Overall, it’s a stunning portrayal of a grotesque but completely plausible character, of confusion and understanding, child-like incomprehension and aged experience. Throughout her performance, Edith Evans never overstates the tragedy of Mrs. Ross but always lets the character speak for herself, never adding any unneeded signs of hidden sadness of a woman very well aware of her own misery but only focuses on the realization of Mrs. Ross as she is and not of what she could be. It’s a performance that is almost impossible to fully grasp and understand as Edith Evans herself leaves so many questions open, constantly adding new aspects and dimensions to her part, flawlessly combining, separating, changing and intervening different aspects and understandings of Mrs. Ross. Is it a performance that is worthy of the distinct legend it created?
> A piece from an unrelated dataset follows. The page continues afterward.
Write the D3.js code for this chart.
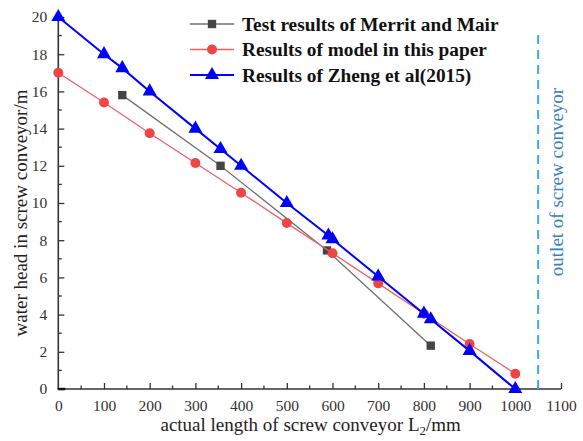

The answer is an easy ‘yes’ – she not only implements all expectations but does even more, crafting images of unforgettable loneliness and mental instability only to go even beyond and mix them all with different perceptions and understanding. It’s a performance that can be seen as a promise fulfilled while the work of her co-nominees Faye Dunaway and Anne Bancroft feels more like surprising gifts that defy all perceptions and offer much more than initially thought, doing justice to two roles that are much more known for certain parts than its actual whole – but all of them created their own iconic status and are able to justify this position with the sheer quality of their own performances. So may Edith Evans played a character who, despite all the eccentricities and fantasies, is tragically ordinary. But her performance is anything but.

2 comments:

joe burns said...

I watched quite a lot of the film on Youtube and I thought she had some good moments, but I wasn't too impressed by her. Most of her good moments came later on, so I think I should pay more attention to her in the beginning when I do 67.

Anonymous said...

Well, I thought she was near perfect and could have easily been my pick in any other year.